In an article titled “Meat is Murder (And Suicide)”, Duncan Cormie supported PETA’s agenda by listing the health hazards that arise from a diet high in meat products.

“Most people don’t care to do anything about the hunger problem or the ecology problem or even the abuse of animals. People do care about themselves though,” Cormie wrote.

These various political agendas took place against the backdrop of the Austin music scene, which, in 1987, was headlining artists like Billy Joel and Chuck Berry.

“The legendary kind of rock and roll, Chuck Berry, returns to Paramount Theatre. Concert tickets are priced at $17.50 and $15.50,” a student wrote.

Since then, the prices of concert tickets have gone up, cell phones have shrunk, and personal computers have become commonplace. However, in 1987, college students were just getting acquainted with the computer, ergo the topic of the 1987 Brown Symposium: “Pandora’s Box: Computers in Everyday Life”.

“Computers and computing impinge on our lives in ways that we don’t even think about anymore,” a student wrote. “The symposium emphasized the multifarious directions modern computing is going, and how this will affect everyday life.”

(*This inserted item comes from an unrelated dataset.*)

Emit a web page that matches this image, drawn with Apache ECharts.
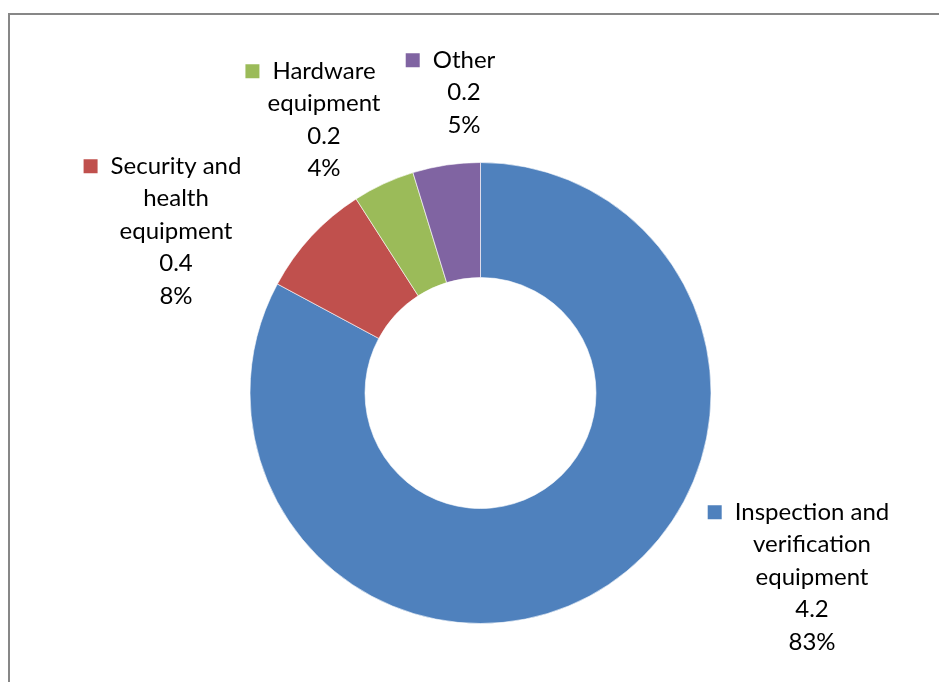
<!DOCTYPE html>
<html>
<head>
<meta charset="utf-8">
<script src="https://cdn.jsdelivr.net/npm/echarts@6/dist/echarts.min.js"></script>
<style>
  html, body { margin: 0; padding: 0; background: #fff; }
  #chart { width: 939px; height: 682px; }
</style>
</head>
<body>
<div id="chart"></div>
<script>
// Segment names (one label line per array entry) and their values
const categories = [
  ['Inspection and', 'verification', 'equipment'],
  ['Security and', 'health', 'equipment'],
  ['Hardware', 'equipment'],
  ['Other']
];
const values = [4.2, 0.41, 0.22, 0.24];
const colors = ['#4F81BD', '#C0504D', '#9BBB59', '#8064A2'];

// Where each data label block sits (centre x, top y)
const labelAnchors = [
  [812, 496],
  [176, 150],
  [324, 55],
  [464, 44]
];

const FONT = 'Lato';
const total = values.reduce((a, b) => a + b, 0);

const chart = echarts.init(document.getElementById('chart'), null, { renderer: 'canvas' });

const rich = {
  t: { fontFamily: FONT, fontSize: 24, color: '#000', lineHeight: 32.5 },
  gap: { width: 13, height: 14 },
  pad: { width: 27, height: 14 }
};
colors.forEach((c, i) => {
  rich['sq' + i] = { width: 14, height: 14, backgroundColor: c };
});

chart.setOption({
  animation: false,
  backgroundColor: '#fff',
  graphic: [
    { type: 'line', shape: { x1: 8, y1: 14, x2: 939, y2: 14 }, style: { stroke: '#878787', lineWidth: 2 } },
    { type: 'line', shape: { x1: 9, y1: 13, x2: 9, y2: 682 }, style: { stroke: '#878787', lineWidth: 2 } }
  ],
  series: [{
    type: 'pie',
    center: [480.5, 393],
    radius: [115.5, 230.5],
    startAngle: 90,
    clockwise: true,
    avoidLabelOverlap: false,
    itemStyle: { borderColor: '#fff', borderWidth: 0.6 },
    data: values.map((v, i) => ({
      name: categories[i].join(' '),
      value: v,
      itemStyle: { color: colors[i] }
    })),
    label: {
      show: true,
      position: 'outside',
      align: 'center',
      fontFamily: FONT,
      fontSize: 24,
      lineHeight: 32.5,
      color: '#000',
      rich: rich,
      formatter: (p) => {
        const i = p.dataIndex;
        const lines = categories[i];
        const out = ['{sq' + i + '|}{gap|}{t|' + lines[0] + '}{pad|}'];
        for (let k = 1; k < lines.length; k++) out.push('{t|' + lines[k] + '}');
        out.push('{t|' + p.value.toFixed(1) + '}');
        out.push('{t|' + Math.round(p.value / total * 100) + '%}');
        return out.join('\n');
      }
    },
    labelLine: { show: false },
    labelLayout: (params) => {
      const a = labelAnchors[params.dataIndex];
      return { x: a[0], y: a[1], align: 'center', verticalAlign: 'top' };
    },
    emphasis: { disabled: true }
  }]
});
</script>
</body>
</html>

The symposium included a reassurance from Joseph Deken that artificial intelligence would not, in fact, take over the world and a satellite lecture from science fiction author Isaac Asimov.
Throughout the last century, Southwestern faced the changing times with that same “desire to understand the world in which we live” that an unidentified Megaphone writer mentioned back in 1937, a philosophy the student who writes this article one hundred years from now will see when they look up archives of the Megaphone from the year 2012.